Academic Overview

Cavina is proud of its academic reputation, built on a curriculum, developed over more than 70 years, that aims to foster intellectual curiosity and a love of lifelong learning.

Our experienced teachers provide a challenging but stimulating environment in which diligence, ambition and passion are all encouraged. As a result, Cavina pupils thrive in their chosen secondary schools, with many eventually going on to top international universities such as Oxford, Cambridge, Yale and Stanford.

All Cavina pupils work towards the Common Entrance examination, taken in June of their final school year. While this is a public examination that prepares pupils for entrance into British-curriculum secondary schools, it also provides an excellent grounding in the core academic disciplines that will help them to flourish at any school.

LOOKING BEYOND EXAMS

However, our success rests on the fact that we look beyond the narrow confines of exams alone.
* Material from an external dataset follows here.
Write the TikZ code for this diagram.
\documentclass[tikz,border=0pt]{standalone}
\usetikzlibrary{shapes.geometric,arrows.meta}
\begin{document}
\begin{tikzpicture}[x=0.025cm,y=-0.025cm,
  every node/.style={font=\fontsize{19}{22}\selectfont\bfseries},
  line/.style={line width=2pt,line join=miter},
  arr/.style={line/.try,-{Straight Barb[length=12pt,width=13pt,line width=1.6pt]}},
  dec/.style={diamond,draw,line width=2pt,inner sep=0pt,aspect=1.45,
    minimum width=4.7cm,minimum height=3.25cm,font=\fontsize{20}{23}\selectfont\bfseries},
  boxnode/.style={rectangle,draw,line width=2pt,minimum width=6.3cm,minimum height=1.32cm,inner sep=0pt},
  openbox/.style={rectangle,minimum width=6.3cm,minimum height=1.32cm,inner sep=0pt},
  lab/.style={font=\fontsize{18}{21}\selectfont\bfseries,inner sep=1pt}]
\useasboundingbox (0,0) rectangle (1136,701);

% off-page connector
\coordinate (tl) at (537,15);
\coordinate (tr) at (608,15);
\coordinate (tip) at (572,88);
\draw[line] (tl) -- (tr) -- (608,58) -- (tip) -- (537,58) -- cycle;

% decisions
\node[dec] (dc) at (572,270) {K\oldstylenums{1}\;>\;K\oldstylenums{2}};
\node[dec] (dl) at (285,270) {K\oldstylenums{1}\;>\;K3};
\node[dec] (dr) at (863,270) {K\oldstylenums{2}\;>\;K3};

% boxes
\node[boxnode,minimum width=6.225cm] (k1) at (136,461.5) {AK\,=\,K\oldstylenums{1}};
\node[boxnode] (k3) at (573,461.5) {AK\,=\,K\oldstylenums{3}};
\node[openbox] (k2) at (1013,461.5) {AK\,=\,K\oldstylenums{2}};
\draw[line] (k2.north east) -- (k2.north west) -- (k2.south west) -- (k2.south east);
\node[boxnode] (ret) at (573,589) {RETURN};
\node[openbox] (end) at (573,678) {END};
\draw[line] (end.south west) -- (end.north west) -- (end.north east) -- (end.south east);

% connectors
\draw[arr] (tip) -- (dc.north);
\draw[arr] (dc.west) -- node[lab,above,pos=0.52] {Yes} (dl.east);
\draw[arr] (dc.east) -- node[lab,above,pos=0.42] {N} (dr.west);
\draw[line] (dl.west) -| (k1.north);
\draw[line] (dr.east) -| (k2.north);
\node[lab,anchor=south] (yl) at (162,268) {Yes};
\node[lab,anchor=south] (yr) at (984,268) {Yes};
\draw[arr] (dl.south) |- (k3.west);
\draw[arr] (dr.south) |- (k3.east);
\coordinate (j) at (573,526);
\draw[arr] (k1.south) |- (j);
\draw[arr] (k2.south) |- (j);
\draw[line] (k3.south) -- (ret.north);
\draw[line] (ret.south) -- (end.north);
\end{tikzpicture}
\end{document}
These are important, of course, but, particularly at this stage in life, they only provide a narrow snapshot of pupils’ abilities. The wide scope of what we offer at Cavina, from Latin and optional Greek to coding, Physics and further maths, ensures that our pupils are confident, curious and engaged. Blending the traditional and the modern, we also offer opportunities for project-based learning, with pupils in the senior school undertaking independent investigations, overseen by a supervisor, as part of the Independent Project Qualification.

LOOKING BEYOND THE CLASSROOM

Learning is supplemented by what happens outside the classroom, too. Our cultural programme is built to complement and enrich our academic curriculum. It includes poetry, music and theatre and regular general knowledge competitions, both at individual and interhouse level. In addition, every term sees either a writing or art competition that all pupils enter. Finally, a wide array of expeditions inside and outside Nairobi, as well as abroad, ensure that the curriculum is brought to life and gives our pupils the chance to see what they have been learning in action.

By the time they leave us a typical Cavina pupil (a ‘Cavian’) will have been introduced to three languages, performed Shakespeare on stage and sung or played a musical instrument in public. They will have applied their scientific knowledge by creating an artefact of their choosing (such as a solar-powered doll’s house or a warning triangle that lights up in the dark), recited poetry or read the Bible in public and made presentations of their research before an audience. With much more besides, it is little wonder that our pupils move on to other schools so well equipped to face the future.